Bearing Witness

Bearing Witness

I was almost fourteen years old when things became a mess. My school was half Serbian, half Muslim, but no one recognized the difference, and we were all together. My best friend was a Serbian girl named Boriana. One day, she told me as we were coming back from school, “Lejla, fill buckets or whatever you have in the house with water. If you have food, put it in the house.” I said, “Why?” She said, “I cannot tell you.” But she knew it, they knew it, that it was going to start. Serbians knew it, but we didn’t. I didn’t see Boriana again after that day.

In the beginning they were shooting, shooting, shooting, but they hadn’t begun to kill yet. They were only in the sky, and it was like that for two or three days. My sister and I went to my aunt’s house, and one night we heard people outside the buildings. It was Serbs who called themselves “White Eagles.” They were the worst, they were not like regular soldiers, They walked around the building cursing as they called for us to “come outside!” We waited in the house.
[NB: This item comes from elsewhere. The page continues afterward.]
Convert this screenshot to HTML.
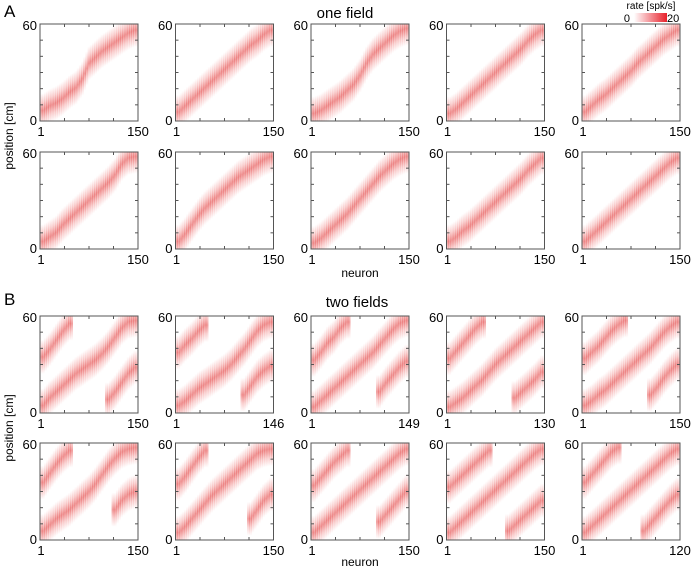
<!DOCTYPE html>
<html><head><meta charset="utf-8"><style>
body{margin:0;background:#fff;}
svg{display:block;font-family:"Liberation Sans",Arial,sans-serif;}
</style></head><body>
<svg id="fig" width="691" height="574" viewBox="0 0 691 574" xmlns="http://www.w3.org/2000/svg">
<defs id="defs">
<linearGradient id="vg" x1="0" y1="0" x2="0" y2="1">
<stop offset="0" stop-color="#e8403f" stop-opacity="0"/>
<stop offset="0.25" stop-color="#e8403f" stop-opacity="0.2"/>
<stop offset="0.5" stop-color="#e23a3a" stop-opacity="0.5"/>
<stop offset="0.75" stop-color="#e8403f" stop-opacity="0.2"/>
<stop offset="1" stop-color="#e8403f" stop-opacity="0"/>
</linearGradient>
<linearGradient id="cb" x1="0" y1="0" x2="1" y2="0">
<stop offset="0" stop-color="#e8202a" stop-opacity="0"/>
<stop offset="1" stop-color="#e8202a" stop-opacity="1"/>
</linearGradient>
</defs>
<g id="panels"></g>
<text x="4" y="17" font-size="17">A</text>
<text x="4" y="305" font-size="17">B</text>
<text x="345" y="18" font-size="15" text-anchor="middle">one field</text>
<text x="357" y="307" font-size="15" text-anchor="middle">two fields</text>
<text x="360" y="277" font-size="12" text-anchor="middle">neuron</text>
<text x="360" y="566" font-size="12" text-anchor="middle">neuron</text>
<text transform="translate(13,136) rotate(-90)" font-size="12" text-anchor="middle">position [cm]</text>
<text transform="translate(13,428) rotate(-90)" font-size="12" text-anchor="middle">position [cm]</text>
<g>
<text x="651" y="9" font-size="10" text-anchor="middle">rate [spk/s]</text>
<rect x="634" y="13" width="33" height="9" fill="url(#cb)"/>
<text x="630" y="22" font-size="11" text-anchor="end">0</text>
<text x="667" y="22" font-size="11">20</text>
</g>
</svg>
<script>
const ySpan = [0, 60];
const neuronCounts = [150,150,150,150,150,150,150,150,150,150,150,146,149,130,150,150,150,150,150,120];
const field1 = [
[5,8,10,13,17,20,26,36,40,44,47,50,53,56,58],
[4,8,12,16,20,24,28,32,36,40,44,48,51,55,58],
[3,5,8,11,14,18,22,28,36,42,46,50,54,57,59],
[3,6,10,14,18,22,26,30,34,38,42,46,51,55,58],
[4,8,12,15,19,23,27,31,36,40,44,48,52,55,58],
[3,6,9,14,18,22,26,30,34,38,42,47,54,58,59],
[3,8,14,20,25,29,33,37,41,45,48,51,54,57,59],
[2,5,9,13,17,21,26,31,36,41,46,50,54,57,59],
[3,6,10,13,17,21,25,29,33,37,41,45,50,54,58],
[3,7,11,15,19,23,27,31,35,39,43,47,51,55,58],
[3,8,12,16,20,24,27,30,33,37,42,48,54,58,59],
[3,6,10,14,17,20,23,26,30,35,40,46,52,56,58],
[2,6,10,14,18,22,26,30,34,38,43,48,53,57,59],
[2,5,8,12,16,20,25,30,34,38,42,46,50,54,58],
[3,6,10,13,17,21,25,29,33,37,41,46,51,55,58],
[4,8,12,15,18,22,26,30,35,41,47,52,56,58,59],
[3,7,12,17,22,27,31,35,39,43,47,51,55,57,58],
[3,7,11,15,19,23,27,31,35,39,43,47,51,55,58],
[3,7,11,15,19,23,27,31,35,39,43,47,51,55,58],
[3,7,11,15,19,23,27,31,35,39,43,47,51,55,58]
];
const field2 = [
null,null,null,null,null,null,null,null,null,null,
[35,40,46,52,57,null,null,null,null,null,7,12,18,24,28],
[38,43,47,52,56,null,null,null,null,null,10,16,22,26,29],
[33,38,44,48,54,58,null,null,null,null,12,18,23,28,32],
[34,39,44,49,54,58,null,null,null,null,8,12,16,20,25],
[34,38,42,47,52,56,59,null,null,null,10,15,21,26,30],
[36,42,48,53,57,null,null,null,null,null,null,18,24,28,30],
[35,40,46,52,57,null,null,null,null,null,null,12,18,24,28],
[34,39,44,49,53,57,null,null,null,null,10,15,20,25,30],
[33,37,41,45,49,53,57,null,null,4,8,12,16,20,24],
[36,41,46,51,56,59,null,null,null,4,9,14,19,24,28]
];
const colX = [40,175.5,311,446.5,582];
const rowY = [24,152,316,443];
const W = 98, H = 97;
const NS = 'http://www.w3.org/2000/svg';
const root = document.getElementById('panels');
const defs = document.getElementById('defs');
function mk(tag, attrs, parent){const e=document.createElementNS(NS,tag);for(const k in attrs)e.setAttribute(k,attrs[k]);parent.appendChild(e);return e;}
for(let p=0;p<20;p++){
  const x0 = colX[p%5], y0 = rowY[Math.floor(p/5)];
  const cp = mk('clipPath',{id:'cp'+p},defs);
  mk('rect',{x:x0,y:y0,width:W,height:H},cp);
  const g = mk('g',{},root);
  
  
  const hm = mk('g',{'clip-path':'url(#cp'+p+')'},g);
  const yScale = v => y0 + H - 3 - (v-ySpan[0])/(ySpan[1]-ySpan[0])*(H-6);
  const n = field1[p].length;
  const cw = W/n;
  const fh = 34;
  const series = [field1[p]].concat(field2[p]?[field2[p]]:[]);
  series.forEach(arr=>{
    for(let i=0;i<n;i++){
      const v = arr[i];
      if(v===null) continue;
      for(let s=0;s<3;s++){
        const f = (s-1)/3;
        const nb = f<0 ? arr[i-1] : arr[i+1];
        const vv = (nb!==undefined && nb!==null) ? v + (nb-v)*Math.abs(f) : v;
        const r = mk('rect',{x:x0+i*cw+s*cw/3-0.3,y:yScale(vv)-fh/2,width:cw/3+0.6,height:fh,fill:'url(#vg)'},hm);
        
        
      }
    }
  });
  const fr = mk('rect',{x:x0,y:y0,width:W,height:H,fill:'none',stroke:'#555','stroke-width':1},g);
  
  
  for(let k=1;k<6;k++){const yy=y0+k*H/6;mk('line',{x1:x0,x2:x0+3,y1:yy,y2:yy,stroke:'#555'},g);mk('line',{x1:x0+W,x2:x0+W-3,y1:yy,y2:yy,stroke:'#555'},g);}
  for(let k=1;k<4;k++){const xx=x0+k*W/4;mk('line',{x1:xx,x2:xx,y1:y0,y2:y0+3,stroke:'#555'},g);mk('line',{x1:xx,x2:xx,y1:y0+H,y2:y0+H-3,stroke:'#555'},g);}
  const t1=mk('text',{x:x0-3,y:y0+6,'font-size':13,'text-anchor':'end'},g);t1.textContent='60';
  
  
  const t2=mk('text',{x:x0-3,y:y0+H+4,'font-size':13,'text-anchor':'end'},g);t2.textContent='0';
  
  
  const t3=mk('text',{x:x0+1,y:y0+H+15,'font-size':13,'text-anchor':'middle'},g);t3.textContent='1';
  
  
  const t4=mk('text',{x:x0+W,y:y0+H+15,'font-size':13,'text-anchor':'middle'},g);t4.textContent=String(neuronCounts[p]);
  
  
}
</script>
</body></html>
I was scared. I moved from window to window. I just wanted to find a place to hide.

My aunt’s husband didn’t have a gun, nothing, no weapon. Because there were three of us girls, he said, “If they come inside”-they didn’t, thank God-”If they come in, I have only gasoline, and I will use it to burn all three of you.” He knew that they would rape us, and he said he don’t want to watch them doing that to us.<...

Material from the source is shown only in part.